By Rich Lowry
Monday, February 03, 2025
The Mexicans don’t like President Trump’s currently delayed tariffs, but they
really hate what he said about their government’s collusion with the drug
cartels.
The White House fact sheet announcing
imminent tariffs on Mexico, Canada, and China said, by way of justifying the
action, that “the Mexican drug trafficking organizations have an intolerable
alliance with the government of Mexico.”
This charge created a furious reaction in Mexico.
“We categorically reject the White House’s slanderous claim,” President Claudia
Sheinbaum posted on X, “that the Mexico government has alliances with criminal
organizations.” Mexico’s governors chimed in with a joint statement: “We
energetically condemn the accusations that suggest there is a link between our
government and narco-trafficking cartels.” And outraged headlines filled the
newspapers.
The White House line is strong stuff but hits on a
fundamental problem. It’s not as though the Mexican government signed a formal
alliance with the cartels aboard the Mexican equivalent of the USS Missouri,
or as if drug enforcement has altogether ceased in Mexico. But the Mexican
government fought a bloody, yearslong war against the cartels that it lost;
then it reached a corrupt modus vivendi with the organizations.
The Mexican government doesn’t like being called on this,
and it’s a stark shift after the whitewashing of the Biden era.
That doesn’t change the facts, though. If the Mexicans
feel defensive about Trump’s accusation, that’s because they have so much to
feel defensive about.
As the New York Times has written
of the cartels, “They pay off the police, manipulate mayors, co-opt senior
officials and dominate broad swaths of the country.” (Sheinbaum has made much
of Mexico’s sovereignty in her response
to Trump’s tariff threat, but the cartels are a stark, ongoing affront against
its sovereignty.)
Joshua Treviño of the Texas Public Policy Foundation has
long been drawing attention to this issue, and has edited an exhaustive, unsparing report on the
relationship between the narcos and the state.
There are strong suggestions that Andrés Manuel López
Obrador, or AMLO, Mexico’s populist president from 2018 to 2024 who was a dove
on the cartels, was in the pay of the criminal gangs.
This long ProPublica piece on
alleged cartel payments worth $2 million to AMLO’s first, unsuccessful
presidential campaign in 2006 reads like the treatment for a Netflix series.

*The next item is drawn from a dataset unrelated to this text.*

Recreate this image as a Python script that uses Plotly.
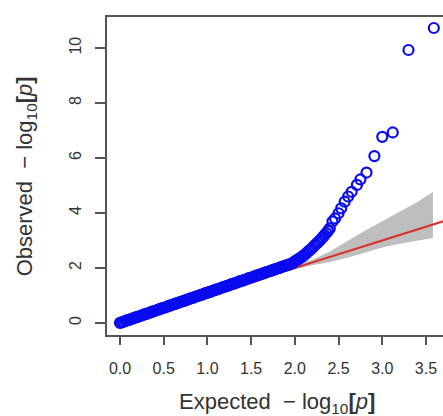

“According to more than a dozen interviews with U.S. and
Mexican officials and government documents reviewed by ProPublica,” the report
notes, “the money was provided to campaign aides in 2006 in return for a
promise that a López Obrador administration would facilitate the traffickers’
criminal operations.
“The investigation did not establish whether López
Obrador sanctioned or even knew of the traffickers’ reported donations. But
officials said the inquiry — which was built on the extensive cooperation of a
former campaign operative and a key drug informant — did produce evidence that
one of López Obrador’s closest aides had agreed to the proposed arrangement.”
As luck would have it, when AMLO was eventually elected
in 2018, he pursued a policy toward the cartels of “hugs not bullets,” which
has been about as effective as you’d expect.
ProPublica again: “By some estimates, criminal
gangs dominate more than a quarter of the national territory — operating
openly, imposing their will on local governments and often forcing the state
and federal authorities to keep their distance. The violence has hovered near
historic levels, while the gangs’ extortion rackets and other criminal
enterprises have metastasized into every layer of the economy.”
The U.S. government was also aware of allegations that allies of
AMLO were receiving payments from the cartels while he was in office. It’s been
AMLO’s good fortune that it’s never been considered a good time to pursue a
full-fledged investigation of him, whether he was an influential political
leader on his way up or whether he was the head of state of an important U.S.
ally. A great deal of evidence and leads were simply never pursued.
AMLO is out of office. Still, he just saw his hand-picked
successor, Claudia Sheinbaum, overwhelmingly elected, and he remains the
country’s foremost power broker.
Ultimately, whether we are calling out the Mexican
government or not, it’s going to need our assistance if
it is ever going to make serious inroads against the cartels. The criminal
organizations are so powerful — and have the resources to distort government
toward their ends — because the Mexican state lacks the capacity to dismantle
them, demonstrated during President Felipe Calderón’s abortive war on the
cartels beginning in 2006.
The unraveling of the intolerable alliance will require
more than tough words from the United States.